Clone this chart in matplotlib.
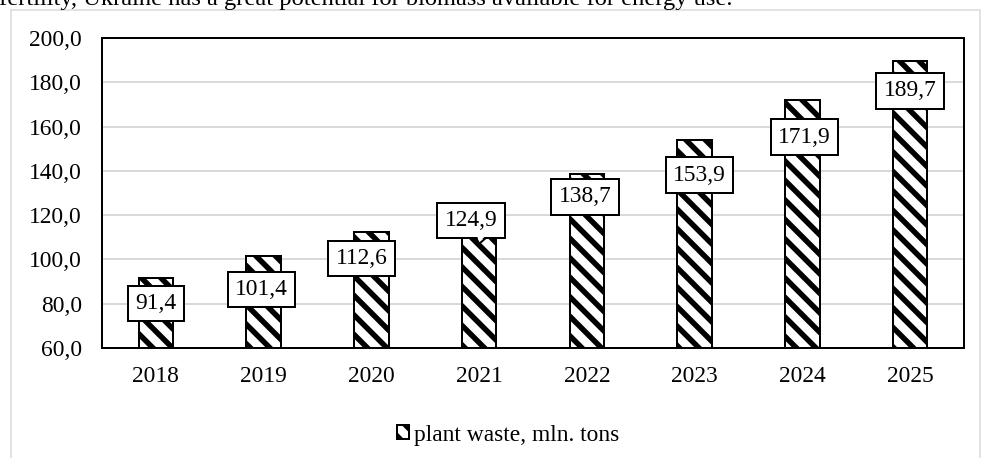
import numpy as np
import matplotlib
matplotlib.use('Agg')
import matplotlib.pyplot as plt
from matplotlib.patches import Rectangle, Polygon, Patch

## data
years = ['2018', '2019', '2020', '2021', '2022', '2023', '2024', '2025']
waste = [91.4, 101.4, 112.6, 124.9, 138.7, 153.9, 171.9, 189.7]
series_name = 'plant waste, mln. tons'
y_ticks = [60, 80, 100, 120, 140, 160, 180, 200]
caption = 'fertility, Ukraine has a great potential for biomass available for energy use.'

## label box offsets from bar top (pixels: right, down)
lab_dx = [0, -2, -10, -8, -2, 5, 2, 0]
lab_dy = [25, 33, 27, 16, 23, 35, 37, 30]

## sizes are given in pixels, P converts to points
DPI = 117
P = 72 / DPI
W, H = 983, 458

plt.rcParams['font.family'] = ['Liberation Serif', 'DejaVu Serif']
plt.rcParams['hatch.linewidth'] = 5.5 * P
plt.rcParams['hatch.color'] = 'black'
fs = 23.5 * P

fig = plt.figure(figsize=(W/DPI, H/DPI), dpi=DPI)

## outer chart frame + cut caption
fig.patches.append(Rectangle((11/W, -0.1), 969/W, 1.1 - 10/H, transform=fig.transFigure,
                             fill=False, edgecolor='#d9d9d9', linewidth=1.5*P))
fig.text(-0.001, 1 - 5/H, caption, fontsize=24.5*P, va='baseline', ha='left')

ax = fig.add_axes([102/W, (H-348)/H, 862/W, 310/H])
x = np.arange(len(years))
bars = ax.bar(x, waste, width=0.32, color='white', edgecolor='black',
              linewidth=2*P, hatch='\\\\', zorder=3)
ax.set_xlim(-0.5, len(years) - 0.5)
ax.set_ylim(60, 200)
ax.set_yticks(y_ticks)
ax.set_yticklabels([('%.1f' % v).replace('.', ',') for v in y_ticks], fontsize=fs)
ax.set_xticks(x)
ax.set_xticklabels(years, fontsize=fs)
ax.tick_params(axis='y', length=0, pad=20*P)
ax.tick_params(axis='x', length=0, pad=18*P)
ax.grid(axis='y', color='#d9d9d9', linewidth=2*P, zorder=0)
ax.set_axisbelow(True)
for s in ax.spines.values():
    s.set_linewidth(2*P)
    s.set_color('black')
    s.set_zorder(5)

## data labels
for i, v in enumerate(waste):
    lab = ('%.1f' % v).replace('.', ',')
    ax.annotate(lab, xy=(x[i], v), xytext=(lab_dx[i]*P, -lab_dy[i]*P),
                textcoords='offset points', ha='center', va='center', fontsize=fs,
                zorder=6, bbox=dict(boxstyle='square,pad=0.31', fc='white', ec='black', lw=2*P))

## callout notch under the 2021 label (display pixels)
i = 3
base = ax.transData.transform((x[i], waste[i]))
bb = -(lab_dy[i] + 17.5)
pts = np.array([[-3, bb], [0, bb - 6], [7, bb]]) + base
ax.add_patch(Polygon([pts[0] + [1, 1.5], pts[1] + [0, 1.5], pts[2] + [-1, 1.5]], closed=True,
                     fc='white', ec='none', zorder=8, transform=None))
ax.add_patch(Polygon(pts, closed=False, fill=False, ec='black', lw=2*P, zorder=8,
                     transform=None))

## legend
handle = Patch(facecolor='white', edgecolor='black', hatch='\\\\', linewidth=2*P)
fig.legend([handle], [series_name], loc='center', bbox_to_anchor=(508/W, 1 - 435/H),
           frameon=False, fontsize=fs, handlelength=0.55, handleheight=0.55, handletextpad=0.2)

fig.savefig('out.png', dpi=DPI)
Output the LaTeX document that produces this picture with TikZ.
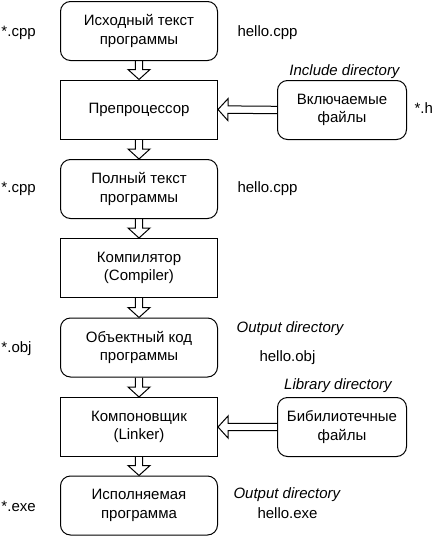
\documentclass[tikz,border=0pt]{standalone}
\usepackage{fontspec}
\setmainfont{Liberation Sans}
\usetikzlibrary{calc}

% hollow block arrow from #1 to #2
\newcommand{\fatarrow}[2]{%
  \draw[fat] ($(#1)!3.7pt!90:(#2)$)
    -- ($(#2)!10pt!(#1)!3.7pt!-90:(#1)$)
    -- ($(#2)!10pt!(#1)!11pt!-90:(#1)$)
    -- (#2)
    -- ($(#2)!10pt!(#1)!11pt!90:(#1)$)
    -- ($(#2)!10pt!(#1)!3.7pt!90:(#1)$)
    -- ($(#1)!3.7pt!-90:(#2)$);
}

\begin{document}
\begin{tikzpicture}[x=1pt, y=-1pt, line width=1pt,
  font=\fontsize{15}{18.5}\selectfont,
  block/.style={draw, minimum width=157pt, minimum height=59pt, inner sep=0pt, align=center},
  file/.style={block, rounded corners=10pt},
  incl/.style={file, minimum width=129pt},
  note/.style={anchor=base west, inner sep=0pt},
  dir/.style={anchor=base, inner sep=0pt, font=\fontsize{15}{18.5}\selectfont\itshape},
  fat/.style={line width=1pt, line join=miter}]
\useasboundingbox (0,0) rectangle (434,536);

% main chain
\node[file] (src) at (139,31) {Исходный текст\\программы};
\node[block] (pre) at (139,109.5) {Препроцессор};
\node[file] (full) at (139,189) {Полный текст\\программы};
\node[block] (comp) at (139,268) {Компилятор\\(Compiler)};
\node[file] (obj) at (139,347.5) {Объектный код\\программы};
\node[block] (link) at (139,427) {Компоновщик\\(Linker)};
\node[file] (exe) at (139,505.5) {Исполняемая\\программа};

% side inputs
\node[incl] (inc) at (342,110) {Включаемые\\файлы};
\node[incl] (lib) at (342,427) {Бибилиотечные\\файлы};

% file names
\node[note] (srcext) at (1,36) {*.cpp};
\node[note] (srcname) at (237,36) {hello.cpp};
\node[dir] (incdir) at (344.5,75.5) {Include directory};
\node[note] (incext) at (414,113) {*.h};
\node[note] (fullext) at (1,192) {*.cpp};
\node[note] (fullname) at (237,192) {hello.cpp};
\node[dir] (objdir) at (290,332) {Output directory};
\node[note] (objext) at (1,352) {*.obj};
\node[note] (objname) at (259,361) {hello.obj};
\node[dir] (libdir) at (338,389) {Library directory};
\node[note] (exeext) at (1,511) {*.exe};
\node[dir, anchor=base west] (exedir) at (233,498) {Output directory};
\node[note] (exename) at (257,518) {hello.exe};

% arrows
\foreach \a/\b in {src/pre, pre/full, full/comp, comp/obj, obj/link, link/exe}
  \fatarrow{\a.south}{\b.north};
\fatarrow{inc.west}{pre.east}
\fatarrow{lib.west}{link.east}
\end{tikzpicture}
\end{document}
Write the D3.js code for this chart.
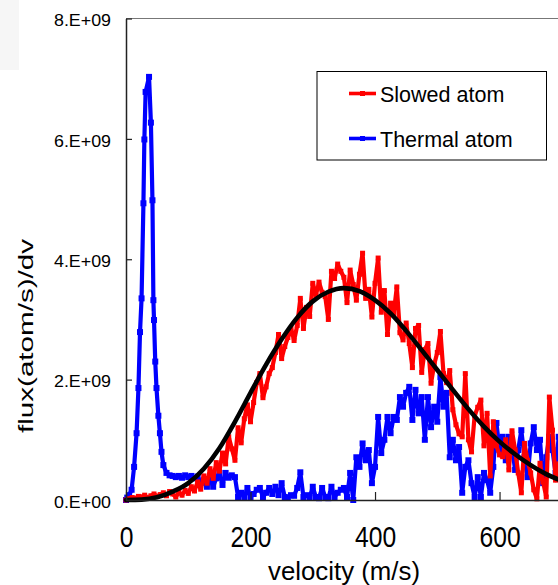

## PROMPT
Reproduce nothing but the lines from the one with "Output the LaTeX" to the one with "(0,0) rectangle (434,536);", both lines included, and keep every picture out of the copy.

## TASK SOLUTION
Output the LaTeX document that produces this picture with TikZ.
\documentclass[tikz,border=0pt]{standalone}
\usepackage{fontspec}
\setmainfont{Liberation Sans}
\usetikzlibrary{calc}

% hollow block arrow from #1 to #2
\newcommand{\fatarrow}[2]{%
  \draw[fat] ($(#1)!3.7pt!90:(#2)$)
    -- ($(#2)!10pt!(#1)!3.7pt!-90:(#1)$)
    -- ($(#2)!10pt!(#1)!11pt!-90:(#1)$)
    -- (#2)
    -- ($(#2)!10pt!(#1)!11pt!90:(#1)$)
    -- ($(#2)!10pt!(#1)!3.7pt!90:(#1)$)
    -- ($(#1)!3.7pt!-90:(#2)$);
}

\begin{document}
\begin{tikzpicture}[x=1pt, y=-1pt, line width=1pt,
  font=\fontsize{15}{18.5}\selectfont,
  block/.style={draw, minimum width=157pt, minimum height=59pt, inner sep=0pt, align=center},
  file/.style={block, rounded corners=10pt},
  incl/.style={file, minimum width=129pt},
  note/.style={anchor=base west, inner sep=0pt},
  dir/.style={anchor=base, inner sep=0pt, font=\fontsize{15}{18.5}\selectfont\itshape},
  fat/.style={line width=1pt, line join=miter}]
\useasboundingbox (0,0) rectangle (434,536);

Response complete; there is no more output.